I went through journals, photo albums, trunks, old birthday and greeting cards trying to place a face, an experience, a memory of some kind to the thought or the item to understand why I had kept it in the first place. If some gut instinct did not prevent me, I tossed the physical item into the fireplace and crossed off the mental quest from my list because than it was one less thing to querry.

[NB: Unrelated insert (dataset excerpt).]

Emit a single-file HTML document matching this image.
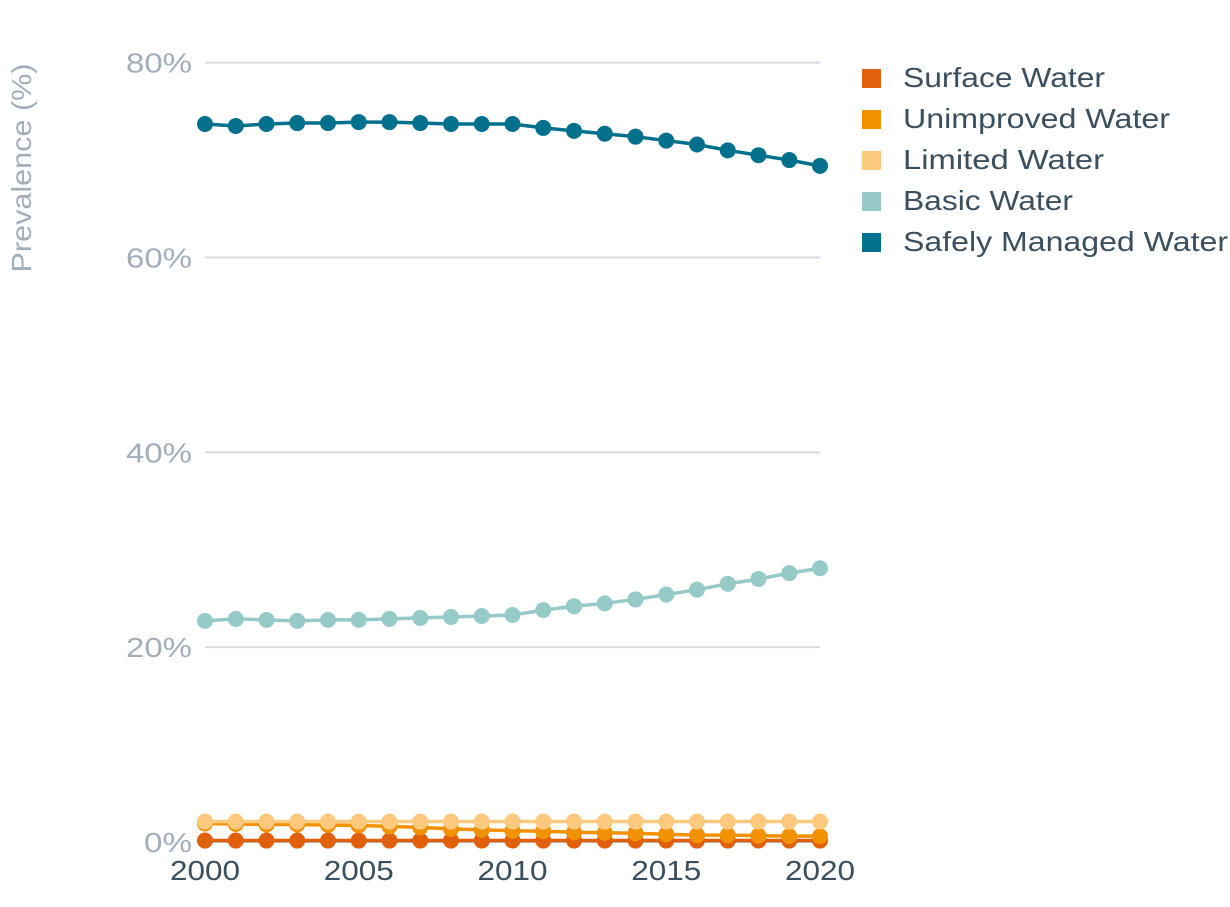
<!DOCTYPE html>
<html><head><meta charset="utf-8"><style>
body{margin:0;background:#fff;font-family:"Liberation Sans",sans-serif}
</style></head><body>
<svg id="chart" width="1230" height="902" xmlns="http://www.w3.org/2000/svg"></svg>
<script>
const years=[2000,2001,2002,2003,2004,2005,2006,2007,2008,2009,2010,2011,2012,2013,2014,2015,2016,2017,2018,2019,2020];
const surfaceWater=[0.15,0.15,0.15,0.15,0.15,0.15,0.15,0.15,0.15,0.15,0.15,0.15,0.15,0.15,0.15,0.15,0.15,0.15,0.15,0.15,0.15];
const unimprovedWater=[1.9,1.85,1.8,1.8,1.75,1.7,1.6,1.5,1.35,1.25,1.15,1.1,1.0,0.95,0.9,0.8,0.7,0.7,0.65,0.6,0.6];
const limitedWater=[2.1,2.1,2.1,2.1,2.1,2.1,2.1,2.1,2.1,2.1,2.1,2.1,2.1,2.1,2.1,2.1,2.1,2.1,2.1,2.1,2.1];
const basicWater=[22.7,22.9,22.8,22.7,22.8,22.8,22.9,23.0,23.1,23.2,23.3,23.8,24.2,24.5,24.9,25.4,25.9,26.5,27.0,27.6,28.1];
const safelyManagedWater=[73.7,73.5,73.7,73.8,73.8,73.9,73.9,73.8,73.7,73.7,73.7,73.3,73.0,72.7,72.4,72.0,71.6,71.0,70.5,70.0,69.4];
const yTicks=[0,20,40,60,80];
const xTicks=[2000,2005,2010,2015,2020];
const seriesNames=["Surface Water","Unimproved Water","Limited Water","Basic Water","Safely Managed Water"];
const seriesColors=["#e0600b","#f39200","#fdc97e","#95cac7","#00708d"];
const seriesData=[surfaceWater,unimprovedWater,limitedWater,basicWater,safelyManagedWater];

const svg=document.getElementById('chart');
const NS="http://www.w3.org/2000/svg";
const X=y=>205+(y-2000)*30.75;
const Y=v=>842-v*9.742;
function mk(t,a){const e=document.createElementNS(NS,t);for(const k in a)e.setAttribute(k,a[k]);svg.appendChild(e);return e;}

yTicks.forEach(t=>{
  if(t>0){const g=mk('line',{x1:205,x2:820,y1:Y(t),y2:Y(t),stroke:'#d5dbe3','stroke-width':2});
  
  }
  const l=mk('text',{x:192,y:Y(t)+10,'text-anchor':'end','font-size':28,fill:'#a3aebb',textLength:t>0?66:48,lengthAdjust:'spacingAndGlyphs'});
  l.textContent=t+'%';
  
  
});
const base=mk('line',{x1:205,x2:820,y1:842,y2:842,stroke:'#b8c0ca','stroke-width':2});


xTicks.forEach(t=>{
  const l=mk('text',{x:X(t),y:880,'text-anchor':'middle','font-size':28,fill:'#3b4f5e',textLength:70,lengthAdjust:'spacingAndGlyphs'});
  l.textContent=t;
  
  
});
const yt=mk('text',{x:0,y:0,transform:'translate(31,168) rotate(-90)','text-anchor':'middle','font-size':28,fill:'#a3aebb',textLength:209,lengthAdjust:'spacingAndGlyphs'});
yt.textContent='Prevalence (%)';



[0,1,2,3,4].forEach(i=>{
  const d=seriesData[i];
  const p=mk('polyline',{points:years.map((y,j)=>X(y)+','+Y(d[j])).join(' '),fill:'none',stroke:seriesColors[i],'stroke-width':3.5});
  
  
  years.forEach((y,j)=>{
    const c=mk('circle',{cx:X(y),cy:Y(d[j]),r:8,fill:seriesColors[i]});
    
    
  });
});

const legendLens=[202,267,201,170,325];
seriesNames.forEach((n,i)=>{
  const r=mk('rect',{x:862,y:69+i*41,width:19,height:19,fill:seriesColors[i]});
  
  
  const t=mk('text',{x:903,y:87+i*41,'font-size':28,fill:'#3b4f5e',textLength:legendLens[i],lengthAdjust:'spacingAndGlyphs'});
  t.textContent=n;
  
  
});
</script>
</body></html>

I read old high school English papers to try to capture the teen I had been. I developed a different perspective about that girl. All these years I had thought of her as the stupid girl the guidance counselor told my parents not to waste money on for college. Instead, the words that she wrote swirled off the pages filled with creativity and ingenuity! She was “okay!” And, that guidance counselor was wrong! Good thing my parents ignored him and pushed me into four more years of a liberal arts education and time to grow up! They had more faith in me than I! That was something also unrecognized. And in this process of what I termed ‘reality’ therapy, I recognized a self I could grow into that would be more rewarding and comfortable than anything I would have become if God had saved me from a drunk driver. I focused on observing and listening to the needs of humanity around me. I looked into the eyes of my students and cared what became of them. They were not a number but a name I would try hard to remember. I counted my ‘jeweled’ friends who were there to catch me before I fell too harshly. I also established the practice of talking with God instead of jabbering to myself! And most of all, I focused on listening. I like the quiet times when I feel the inner speaking of my soul in discourse with a higher being who will guide me! Now, I admit I am this poor mortal, sinful human…. Not some kind of super social shallow dilettante Most importantly, I forgave others and I did something I had never done before – I forgave myself.
God’s purpose really wasn’t to ‘seriously’ harm me. After all He had given me all the breaks I have mentioned; rather, I tend to see the experience today as a major course correction in my fulfilling His purpose for me in life! I shall continue working at putting that 100,000- piece puzzle together. I want to see the finished picture.